There is no reason to extract the 10 or conflate it with some other term that you're hiding in your back pocket to pull them out of their covenant. Whatever measure you apply to the 10 using these greatest commandments also needs to be applied to all the law and the prophets as is the explictly context. so if you conclude you pull out the 10 as requirement for Christian living then you you pull with it the law and the prophets over Christian living the same way, it is the package deal and this would be counter-gospel.
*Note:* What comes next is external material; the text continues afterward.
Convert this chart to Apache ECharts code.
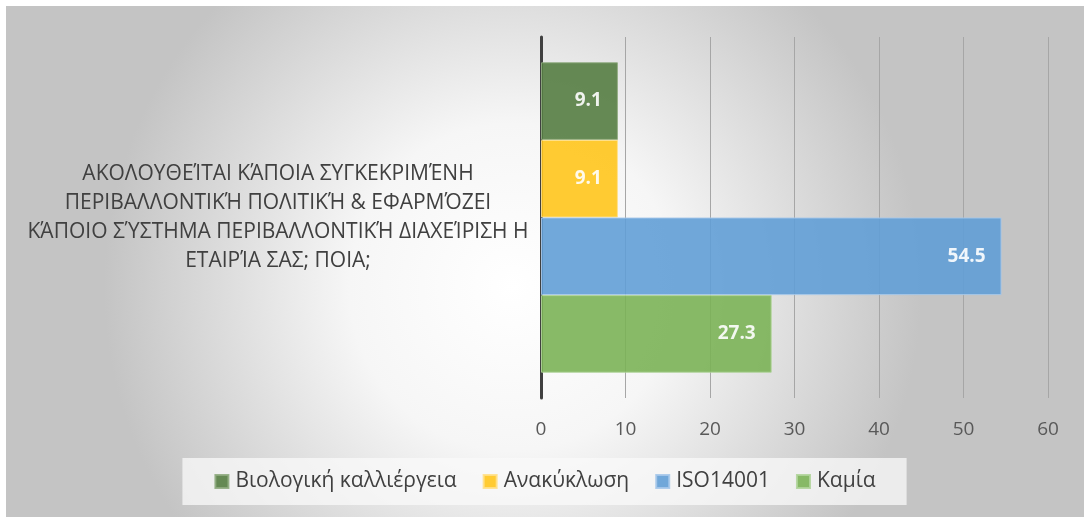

There is no precedence to separate the 10 as you are doing and it robs the glory from Christ as he is what the 10 and all the law and Prophets are pointing to, instead you've found a way to point back to the 10. I don't want to hear how the NT points to the 10, I want to hear how the 10 points to Christ. Surely the latter is a more noble and greater cause, elevating the 10 beyond mere commandments or ritual and far better use of our attention.
When you understand this important distinction we could discuss.